Members of Congress involved in the project were, U.S. Reps. David Davis, R-1st, of Johnson City, Steve King, R-Iowa, and John Carter, R-Texas.[Rep. Davis Comments [In a telephone interview Friday, Davis told The Greeneville Sun that the purpose of the trip was to see first-hand the quality of health care that American military men and women were receiving in Iraq, and secondly, to assess energy supplies and needs there. [When the delegation visited the tent hospital in Balad, it was already being closed down and dismantled, although it was still in use, Davis said. [Standing in the initial treatment area, he said, the congressmen realized “that a lot of American blood had been shed there, and to tell the truth, a lot of Iraqi blood, too. [“We just felt that the treatment room was a piece of history that we didn’t want to see destroyed when the hospital closed.” [Davis said personnel at Balad told him that, at its peak, this temporary hospital “saw and treated more trauma in a day than most American hospitals see in a year.” [It has been said that one of the few good things about war is the major advances in trauma care that seem to occur when combat casualties are treated on a mass scale. [“You can learn a lot about what works and what doesn’t” in a short time at a place like Balad, said Davis, who was a respiratory therapist early in his career and continues to own and manage a health care company. [“We didn’t want to see that part of the hospital lost, so we made an effort, working with the Air Force, to maintain that, and preserve it,” the Tennessee congressman said.]
New Military Hospital
The new Air Force Theater Hospital is part of the Balad AB and Logistics Support Area Anaconda’s transformation into a medical hub for those injured in the Operation Iraqi Freedom theater.
“Over the four years that the Air Force has operated a hospital on Balad AB, we have constantly developed the infrastructure that you see today,” Captain Miller said.
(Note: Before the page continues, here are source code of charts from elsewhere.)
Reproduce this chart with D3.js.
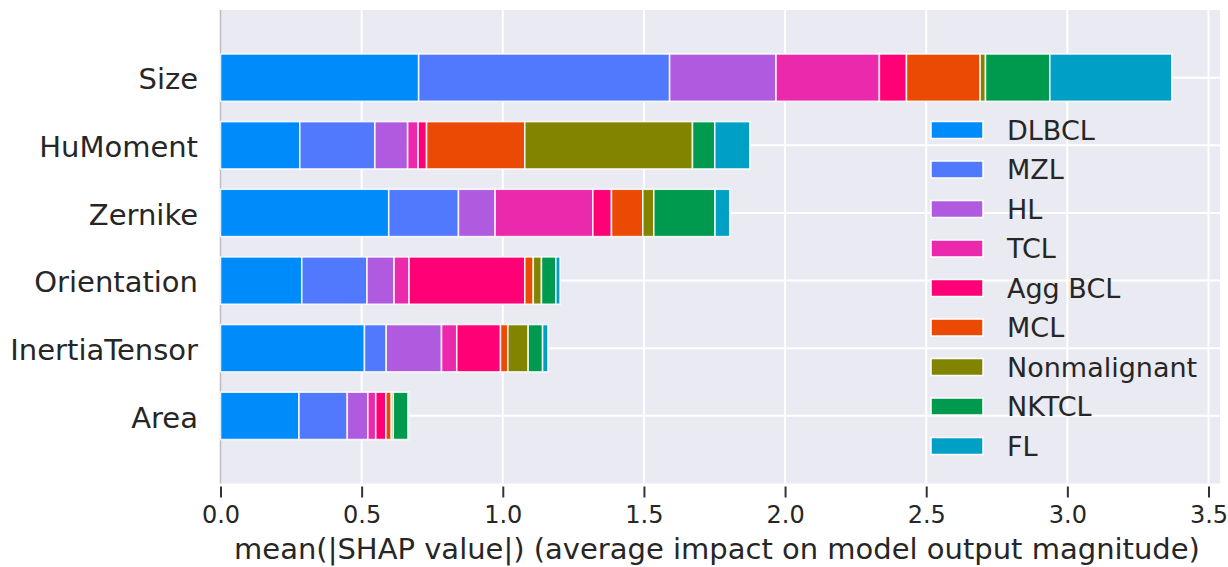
<!DOCTYPE html>
<html>
<head>
<meta charset="utf-8">
<script src="https://cdn.jsdelivr.net/npm/d3@7"></script>
<style>
  body { margin: 0; background: #ffffff; }
  text { font-family: "DejaVu Sans", sans-serif; fill: #262626; }
</style>
</head>
<body>
<script>
// Define SVG area dimensions
var svgWidth = 1228;
var svgHeight = 567;

// features, top to bottom
const features = ["Size", "HuMoment", "Zernike", "Orientation", "InertiaTensor", "Area"];

// classes in stacking order
const classes = ["DLBCL", "MZL", "HL", "TCL", "Agg BCL", "MCL", "Nonmalignant", "NKTCL", "FL"];
const classColors = ["#008bfb", "#5079fd", "#b05bdf", "#eb29ad", "#ff0076", "#ea4a03", "#828400", "#009a4e", "#009fc6"];

// mean |SHAP| per class, one array per feature (same order as classes)
const sizeVals        = [0.702, 0.889, 0.377, 0.366, 0.096, 0.261, 0.019, 0.228, 0.432];
const huMomentVals    = [0.281, 0.266, 0.116, 0.037, 0.030, 0.348, 0.594, 0.079, 0.124];
const zernikeVals     = [0.596, 0.247, 0.130, 0.346, 0.066, 0.111, 0.039, 0.217, 0.052];
const orientationVals = [0.288, 0.231, 0.096, 0.053, 0.410, 0.030, 0.029, 0.051, 0.015];
const inertiaVals     = [0.510, 0.077, 0.196, 0.054, 0.155, 0.026, 0.072, 0.051, 0.019];
const areaVals        = [0.278, 0.171, 0.073, 0.028, 0.036, 0.019, 0.007, 0.053, 0.002];

const featureVals = [sizeVals, huMomentVals, zernikeVals, orientationVals, inertiaVals, areaVals];

const xTicks = [0, 0.5, 1.0, 1.5, 2.0, 2.5, 3.0, 3.5];
const xLabel = "mean(|SHAP value|) (average impact on model output magnitude)";

// plot area
var plot = { left: 220.5, right: 1220, top: 10, bottom: 483.5 };

var svg = d3.select("body")
  .append("svg")
  .attr("width", svgWidth)
  .attr("height", svgHeight);

var xScale = d3.scaleLinear()
  .domain([0, 3.5])
  .range([plot.left, 1208.5]);

// rows: index -1 .. 6 spans the plot height
var yScale = d3.scaleLinear()
  .domain([-1, 6])
  .range([plot.top, plot.bottom]);

var rowStep = yScale(1) - yScale(0);
var barH = rowStep * 0.7;

// background
svg.append("rect")
  .attr("x", plot.left)
  .attr("y", plot.top)
  .attr("width", plot.right - plot.left)
  .attr("height", plot.bottom - plot.top)
  .attr("fill", "#eaeaf2");

// grid
var grid = svg.append("g");
grid.selectAll("line.vx")
  .data(xTicks.slice(1))
  .enter().append("line")
  .attr("x1", d => xScale(d)).attr("x2", d => xScale(d))
  .attr("y1", plot.top).attr("y2", plot.bottom)
  .attr("stroke", "#ffffff").attr("stroke-width", 2);

grid.selectAll("line.hy")
  .data(features)
  .enter().append("line")
  .attr("x1", plot.left).attr("x2", plot.right)
  .attr("y1", (d, i) => yScale(i)).attr("y2", (d, i) => yScale(i))
  .attr("stroke", "#ffffff").attr("stroke-width", 2);

// left spine
svg.append("line")
  .attr("x1", plot.left).attr("x2", plot.left)
  .attr("y1", plot.top).attr("y2", plot.bottom)
  .attr("stroke", "#bcbcc4").attr("stroke-width", 1.5);

// stacked bars
features.forEach(function(f, i) {
  var acc = 0;
  var segs = featureVals[i].map(function(v, k) {
    var s = { x0: acc, x1: acc + v, color: classColors[k] };
    acc += v;
    return s;
  });
  svg.append("g").selectAll("rect")
    .data(segs)
    .enter().append("rect")
    .attr("x", d => xScale(d.x0))
    .attr("width", d => Math.max(0, xScale(d.x1) - xScale(d.x0)))
    .attr("y", yScale(i) - barH / 2)
    .attr("height", barH)
    .attr("fill", d => d.color)
    .attr("stroke", "#ffffff")
    .attr("stroke-opacity", 0.85)
    .attr("stroke-width", 1.6);
});

// y labels
svg.append("g").selectAll("text")
  .data(features)
  .enter().append("text")
  .attr("x", 198)
  .attr("y", (d, i) => yScale(i) + 1.5)
  .attr("dy", "0.35em")
  .attr("text-anchor", "end")
  .style("font-size", "29px")
  .text(d => d);

// x axis
var xAxis = d3.axisBottom(xScale)
  .tickValues(xTicks)
  .tickFormat(d3.format(".1f"))
  .tickSize(11)
  .tickPadding(8);

var xAxisG = svg.append("g")
  .attr("transform", `translate(0, ${plot.bottom + 3})`)
  .call(xAxis);
xAxisG.select(".domain").remove();
xAxisG.selectAll(".tick line").attr("stroke", "#333333").attr("stroke-width", 2);
xAxisG.selectAll(".tick text")
  .style("font-size", "24px")
  .style("font-family", "DejaVu Sans")
  .attr("fill", "#262626");

svg.append("text")
  .attr("x", 717)
  .attr("y", 559)
  .attr("text-anchor", "middle")
  .style("font-size", "29px")
  .text(xLabel);

// legend
var legend = svg.append("g").attr("transform", "translate(931, 130)");
var legendItems = legend.selectAll("g")
  .data(classes)
  .enter().append("g")
  .attr("transform", (d, i) => `translate(0, ${i * 39.5})`);

legendItems.append("rect")
  .attr("x", 0).attr("y", -8.5)
  .attr("width", 52).attr("height", 17)
  .attr("fill", (d, i) => classColors[i])
  .attr("stroke", "#ffffff").attr("stroke-width", 1.5);

legendItems.append("text")
  .attr("x", 76)
  .attr("y", 0)
  .attr("dy", "0.36em")
  .style("font-size", "27px")
  .text(d => d);
</script>
</body>
</html>
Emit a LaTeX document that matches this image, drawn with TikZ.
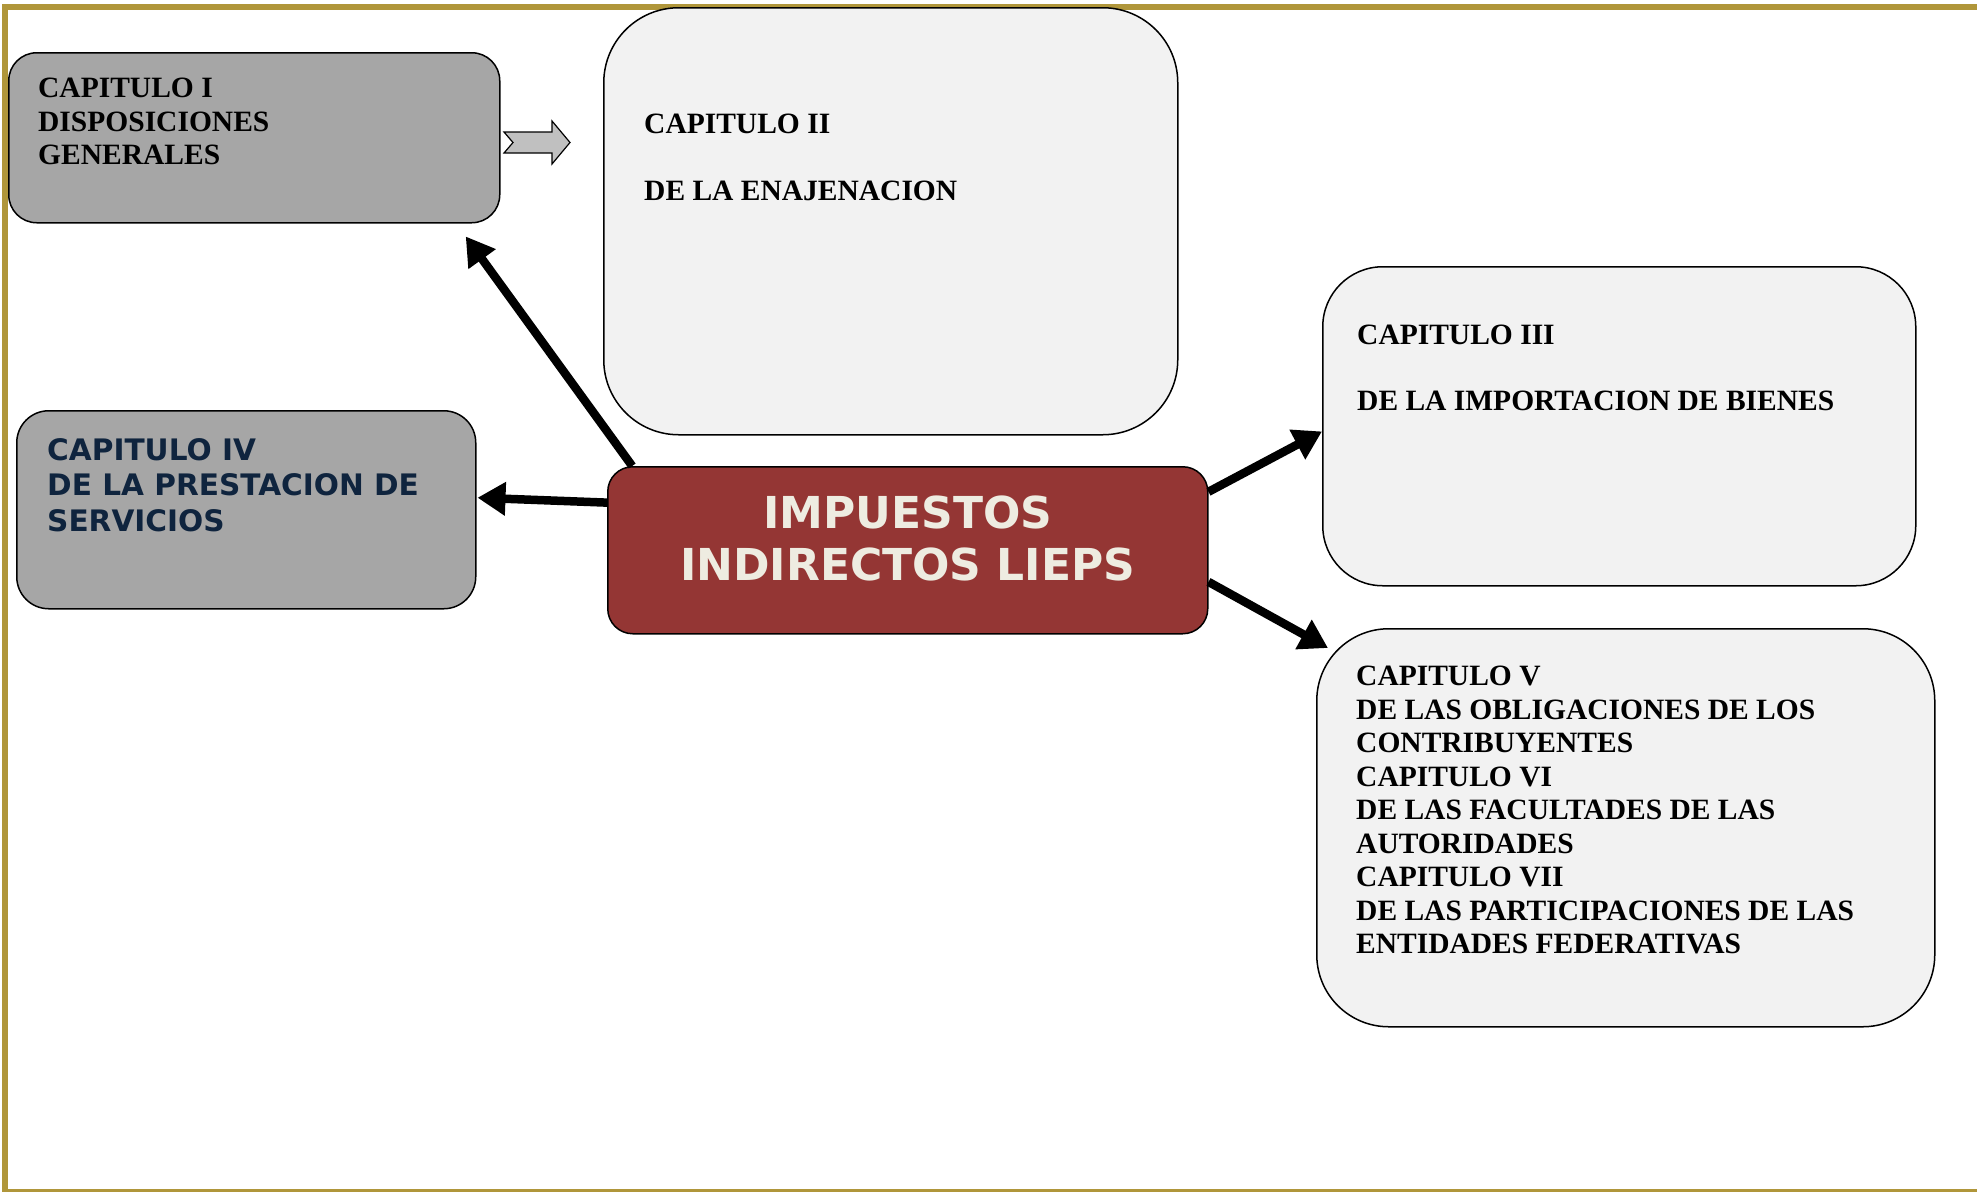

“Over time, as we evolved into a more state-of-the-art medical facility, our patient mix has evolved into being more Iraqis and fewer Americans. The new hospital gives us more flexibility to accommodate these changes.”
Beginning last August, with the congressional request, plans were discussed on the issues surrounding the ability to save Bay II and as much of the old hospital as possible for an historical display.
“We were able to preserve and package up most of the artifacts, pictures, cards, wall panels, vestibule and Bay II from the old hospital,” said Lt. Col. Jeff Ullmann, the 332nd ECES commander, deployed from Langley Air Force Base, Va.
One of the biggest obstacles the 332nd ECES team faced was being able to remove Bay II without damaging the protective vinyl covering and not cutting it or breaking the concrete floor, which would result in the floor no longer being historically significant.
Another challenge of the removal project was the size of the particular area.
“Successfully removing the 7 foot by 7 foot, six-inch-thick solid concrete slab, weighing more than 6,000 pounds, without an extra crack or chip shows the tremendous effort, dedication and pride our civil engineers took in preserving this piece of history,” said Maj. Scott Bryant, the 332nd ECES operations flight commander.
Lt. Col. Ullmann said, “Although there was a great sense of urgency in this project, I think it is a great testament to the professionalism of these airmen to be able to take time, from their normal duties, to step back for a moment and honor the past, while in the midst of fighting this war, carve out this piece of history, lovingly bring it back to the shop, and package it up for its flight to the museum.
He added, “You can hear the pride in their voice when they discuss the project. They know that they were instrumental in preserving such an important piece of history that will have a great impact on future generations; that’s a great feeling to have.”